Na vanguarda do movimento, em 2015, Rogério Betti criou com amigos o festival Churrascada, um dos maiores do mundo. Nesse cenário, nasceu o profissional do churrasco no Brasil, uma carreira que paga cachês de 1.500 reais para assar carnes e legumes em festas particulares, em média. Formada em gastronomia e comércio exterior, Camila Miyahara teve uma ascensão meteórica no restaurante Quintal DeBetti a partir de 2018. De subchefe da cozinha passou para chefe, depois para gerente do restaurante e, atualmente, gerencia tudo o que envolve a marca DeBetti. “No começo, era uma das únicas mulheres da equipe. Hoje, representamos 20% dos funcionários”, diz.

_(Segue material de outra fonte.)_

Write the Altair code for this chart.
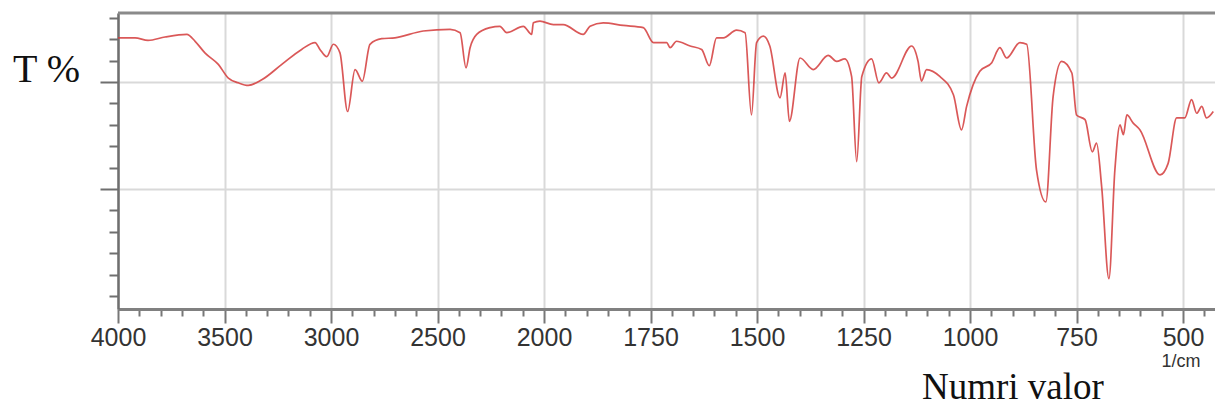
import altair as alt
import pandas as pd

# IR transmittance spectrum (wavenumber in 1/cm, transmittance in %)
wavenumber = [4000, 3920, 3859, 3779, 3677, 3638, 3592, 3529, 3482, 3435,
              3388, 3325, 3231, 3138, 3075, 3052, 3020, 2989, 2958, 2922,
              2887, 2853, 2817, 2762, 2700, 2567, 2441, 2394, 2366, 2347,
              2316, 2253, 2207, 2175, 2097, 2058, 2050, 2019, 1978, 1955,
              1908, 1892, 1861, 1814, 1767, 1743, 1712, 1704, 1689, 1657,
              1630, 1612, 1595, 1579, 1548, 1528, 1513, 1501, 1485, 1470,
              1446, 1434, 1424, 1399, 1368, 1333, 1313, 1294, 1278, 1266,
              1254, 1231, 1214, 1196, 1184, 1137, 1122, 1114, 1102, 1071,
              1039, 1020, 1008, 977, 949, 930, 914, 883, 867, 844,
              822, 805, 785, 761, 750, 730, 713, 703, 691, 674,
              660, 648, 640, 632, 617, 601, 554, 535, 515, 496,
              480, 468, 456, 445, 429]
transmittance = [75.3, 75.3, 74.7, 75.5, 76.1, 74.5, 71.8, 69.1, 65.9, 64.8,
                 64.2, 65.5, 69.1, 72.6, 74.2, 72.6, 70.9, 73.8, 71.8, 58.1,
                 67.9, 65.2, 73.8, 75.1, 75.3, 76.9, 77.3, 76.5, 68.3, 73.0,
                 76.1, 77.7, 78.0, 76.5, 78.0, 76.1, 78.8, 79.2, 78.4, 78.4,
                 76.1, 78.0, 78.8, 78.2, 77.7, 74.2, 74.2, 73.0, 74.5, 73.4,
                 72.6, 68.8, 75.3, 75.3, 77.1, 76.5, 57.3, 74.2, 75.7, 73.4,
                 61.3, 67.1, 55.8, 70.6, 67.9, 71.2, 69.8, 70.4, 66.3, 46.4,
                 66.3, 70.4, 64.8, 67.1, 65.9, 73.4, 69.8, 65.2, 67.9, 66.3,
                 62.0, 53.8, 59.3, 67.5, 69.5, 73.0, 70.6, 74.2, 73.8, 44.5,
                 37.0, 61.6, 69.8, 67.1, 57.3, 56.2, 48.7, 50.7, 40.5, 19.1,
                 44.5, 55.0, 52.7, 57.3, 55.4, 53.8, 43.3, 46.0, 56.6, 56.6,
                 60.9, 57.7, 59.3, 56.6, 58.1]

# axis ticks: labelled majors, unlabelled minors
x_major = [4000, 3500, 3000, 2500, 2000, 1750, 1500, 1250, 1000, 750, 500]
x_minor = list(range(3900, 2000, -100)) + list(range(1950, 425, -50))
y_major = [40, 65]
y_minor = list(range(15, 85, 5))

W, H = 1097, 296

df = pd.DataFrame({"wn": wavenumber, "t": transmittance})

x_major_test = "indexof([%s], datum.value) >= 0" % ",".join(str(v) for v in x_major)
y_major_test = "indexof([%s], datum.value) >= 0" % ",".join(str(v) for v in y_major)

# the spectrum axis is compressed above 2000 1/cm
x_scale = alt.Scale(domain=[4000, 2000, 425], range=[0, 426, W], nice=False, zero=False)
y_scale = alt.Scale(domain=[12, 81.1], nice=False, zero=False)

x_axis = alt.Axis(
    values=sorted(set(x_major + x_minor), reverse=True),
    title=None,
    format="d",
    labelExpr="%s ? datum.label : ''" % x_major_test,
    labelFont="Liberation Sans",
    labelFontSize=25,
    labelColor="#333333",
    labelPadding=2,
    labelFlush=False,
    labelOverlap=False,
    domainColor="#808080",
    domainWidth=3,
    tickColor="#777777",
    tickWidth=2,
    tickSize={"condition": {"test": x_major_test, "value": 14}, "value": 7},
    grid=True,
    gridColor="#d9d9d9",
    gridWidth=2,
    gridOpacity={"condition": {"test": x_major_test, "value": 1}, "value": 0},
)

y_axis = alt.Axis(
    values=y_minor,
    title=None,
    labels=False,
    domainColor="#6f6f6f",
    domainWidth=2.5,
    tickColor="#6f6f6f",
    tickWidth=2,
    tickSize={"condition": {"test": y_major_test, "value": 18}, "value": 9},
    grid=True,
    gridColor="#d9d9d9",
    gridWidth=2,
    gridOpacity={"condition": {"test": y_major_test, "value": 1}, "value": 0},
)

spectrum = alt.Chart(df).mark_line(
    color="#d43b3b", strokeWidth=1.7, opacity=0.85, interpolate="monotone"
).encode(
    x=alt.X("wn:Q", scale=x_scale, axis=x_axis),
    y=alt.Y("t:Q", scale=y_scale, axis=y_axis),
)

# frame line along the top of the plot
top_border = alt.Chart(pd.DataFrame({"a": [0]})).mark_rule(
    color="#8a8a8a", strokeWidth=3
).encode(x=alt.value(0), x2=alt.value(W), y=alt.value(0))


def label(text, x, y, size, font, align="left", color="#111111"):
    return alt.Chart(pd.DataFrame({"txt": [text]})).mark_text(
        font=font, fontSize=size, align=align, baseline="alphabetic", color=color
    ).encode(text="txt:N", x=alt.value(x), y=alt.value(y))


y_title = label("T %", -105, 69, 40, "Liberation Serif")
x_title = label("Numri valor", 804, 386, 37, "Liberation Serif")
unit = label("1/cm", 1063, 354, 18, "Liberation Sans", align="center", color="#333333")

chart = alt.layer(spectrum, top_border, y_title, x_title, unit).properties(
    width=W,
    height=H,
    autosize=alt.AutoSizeParams(type="none"),
    padding={"left": 118, "top": 13, "right": 0, "bottom": 99},
).configure_view(stroke=None).configure(background="white")

chart.save("out.html", embed_options={"renderer": "svg", "actions": False})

A chef Larissa Morales, formada em gastronomia, criou há três anos o primeiro canal de churrasco apresentado por uma mulher no YouTube, o Larica na Brasa. O trabalho não venceu apenas o preconceito do segmento, majoritariamente masculino, mas também se tornou um case impressionante: são 120.000 inscritos que acompanham diariamente as receitas e dicas da cozinheira. “Fazia churrasco na casa dos amigos e a dor de cabeça já começava no açougue. Pedia picanha e o funcionário queria me vender coxão duro, duvidando do meu conhecimento”, conta. “Meu canal me deu visibilidade, sem que eu dependesse de ninguém. Venci o machismo.”

Diversão para todos

De uma família de açougueiros com mais de um século de tradição, Rogério Betti produz e vende 100 toneladas de carne de cruzamento de Angus com Nelore e já fez churrascos até para xeiques árabes em Dubai. Ele resume o que considera ser a nova ética no segmento: “É comprar um animal de alta qualidade, bem tratado, pagar um bom preço ao fornecedor, ter minha margem de lucro e meu cliente ficar satisfeito”. Para Betti, quando o consumidor pede uma carne de qualidade, come menos e não tem desperdício. Ele prega a democratização do consumo. “No meu restaurante vêm pessoas simples, que consomem 25 reais, e milionários que pagam contas de 10.000 reais. Acho que churrasco é isto: diversão para todo mundo”, afirma.